Start of Information supplied

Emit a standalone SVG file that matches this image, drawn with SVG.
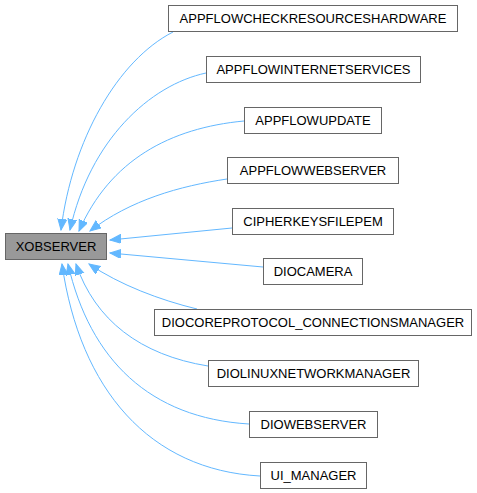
<svg xmlns="http://www.w3.org/2000/svg" width="477" height="493" viewBox="0 0 477 493">
<style>
.node rect{fill:#ffffff;stroke:#666666;stroke-width:1}
#n0 rect{fill:#999999}
.node text{font-family:"Liberation Sans",Arial,sans-serif;font-size:13px;fill:#000000;text-anchor:middle}
.edges path{fill:none;stroke:#63b8ff;stroke-width:1;marker-end:url(#ah)}
</style>
<defs>
<marker id="ah" markerUnits="userSpaceOnUse" markerWidth="12" markerHeight="10" refX="11" refY="4.5" orient="auto">
<path d="M0,0 L11,4.5 L0,9 z" fill="#63b8ff" stroke="#63b8ff" stroke-width="1"/>
</marker>
</defs>
<rect width="477" height="493" fill="#ffffff"/>
<g class="edges">
<path d="M173,32 C118,60 72,140 61,230"/>
<path d="M206,73 C150,85 90,140 70,230"/>
<path d="M244,121 C170,128 110,160 79,231"/>
<path d="M227,179 C180,186 130,200 90,231"/>
<path d="M232,228 L110,240"/>
<path d="M263,267 L110,253"/>
<path d="M197,309 C160,300 120,285 89,264"/>
<path d="M208,366 C140,355 95,320 76,264"/>
<path d="M249,424 C150,418 90,360 68,264"/>
<path d="M260,476 C150,470 80,390 62,264"/>
</g>
<g id="n0" class="node"><rect x="5.5" y="233.5" width="101" height="26"/><text x="56" y="251">XOBSERVER</text></g>
<g id="n1" class="node"><rect x="168.5" y="5.5" width="289" height="26"/><text x="313" y="23">APPFLOWCHECKRESOURCESHARDWARE</text></g>
<g id="n2" class="node"><rect x="206.5" y="56.5" width="214" height="26"/><text x="313.5" y="74">APPFLOWINTERNETSERVICES</text></g>
<g id="n3" class="node"><rect x="244.5" y="107.5" width="137" height="26"/><text x="313" y="125">APPFLOWUPDATE</text></g>
<g id="n4" class="node"><rect x="227.5" y="157.5" width="171" height="26"/><text x="313" y="175">APPFLOWWEBSERVER</text></g>
<g id="n5" class="node"><rect x="232.5" y="208.5" width="161" height="26"/><text x="313" y="226">CIPHERKEYSFILEPEM</text></g>
<g id="n6" class="node"><rect x="263.5" y="258.5" width="99" height="26"/><text x="313" y="276">DIOCAMERA</text></g>
<g id="n7" class="node"><rect x="154.5" y="309.5" width="317" height="26"/><text x="313" y="327">DIOCOREPROTOCOL_CONNECTIONSMANAGER</text></g>
<g id="n8" class="node"><rect x="208.5" y="360.5" width="210" height="26"/><text x="313.5" y="378">DIOLINUXNETWORKMANAGER</text></g>
<g id="n9" class="node"><rect x="249.5" y="411.5" width="128" height="26"/><text x="313.5" y="429">DIOWEBSERVER</text></g>
<g id="n10" class="node"><rect x="260.5" y="462.5" width="106" height="26"/><text x="313.5" y="480">UI_MANAGER</text></g>
</svg>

End of Information supplied

What is required: Exclude the pictures. Write out the remaining data exactly.

Task output:
Emit a standalone SVG file that matches this image, drawn with SVG.
<svg xmlns="http://www.w3.org/2000/svg" width="477" height="493" viewBox="0 0 477 493">
<style>
.node rect{fill:#ffffff;stroke:#666666;stroke-width:1}
#n0 rect{fill:#999999}
.node text{font-family:"Liberation Sans",Arial,sans-serif;font-size:13px;fill:#000000;text-anchor:middle}
.edges path{fill:none;stroke:#63b8ff;stroke-width:1;marker-end:url(#ah)}
</style>
<defs>
<marker id="ah" markerUnits="userSpaceOnUse" markerWidth="12" markerHeight="10" refX="11" refY="4.5" orient="auto">
<path d="M0,0 L11,4.5 L0,9 z" fill="#63b8ff" stroke="#63b8ff" stroke-width="1"/>
</marker>
</defs>
<rect width="477" height="493" fill="#ffffff"/>
<g class="edges">
<path d="M173,32 C118,60 72,140 61,230"/>
<path d="M206,73 C150,85 90,140 70,230"/>
<path d="M244,121 C170,128 110,160 79,231"/>
<path d="M227,179 C180,186 130,200 90,231"/>
<path d="M232,228 L110,240"/>
<path d="M263,267 L110,253"/>
<path d="M197,309 C160,300 120,285 89,264"/>
<path d="M208,366 C140,355 95,320 76,264"/>
<path d="M249,424 C150,418 90,360 68,264"/>
<path d="M260,476 C150,470 80,390 62,264"/>
</g>
<g id="n0" class="node"><rect x="5.5" y="233.5" width="101" height="26"/><text x="56" y="251">XOBSERVER</text></g>
<g id="n1" class="node"><rect x="168.5" y="5.5" width="289" height="26"/><text x="313" y="23">APPFLOWCHECKRESOURCESHARDWARE</text></g>
<g id="n2" class="node"><rect x="206.5" y="56.5" width="214" height="26"/><text x="313.5" y="74">APPFLOWINTERNETSERVICES</text></g>
<g id="n3" class="node"><rect x="244.5" y="107.5" width="137" height="26"/><text x="313" y="125">APPFLOWUPDATE</text></g>
<g id="n4" class="node"><rect x="227.5" y="157.5" width="171" height="26"/><text x="313" y="175">APPFLOWWEBSERVER</text></g>
<g id="n5" class="node"><rect x="232.5" y="208.5" width="161" height="26"/><text x="313" y="226">CIPHERKEYSFILEPEM</text></g>
<g id="n6" class="node"><rect x="263.5" y="258.5" width="99" height="26"/><text x="313" y="276">DIOCAMERA</text></g>
<g id="n7" class="node"><rect x="154.5" y="309.5" width="317" height="26"/><text x="313" y="327">DIOCOREPROTOCOL_CONNECTIONSMANAGER</text></g>
<g id="n8" class="node"><rect x="208.5" y="360.5" width="210" height="26"/><text x="313.5" y="378">DIOLINUXNETWORKMANAGER</text></g>
<g id="n9" class="node"><rect x="249.5" y="411.5" width="128" height="26"/><text x="313.5" y="429">DIOWEBSERVER</text></g>
<g id="n10" class="node"><rect x="260.5" y="462.5" width="106" height="26"/><text x="313.5" y="480">UI_MANAGER</text></g>
</svg>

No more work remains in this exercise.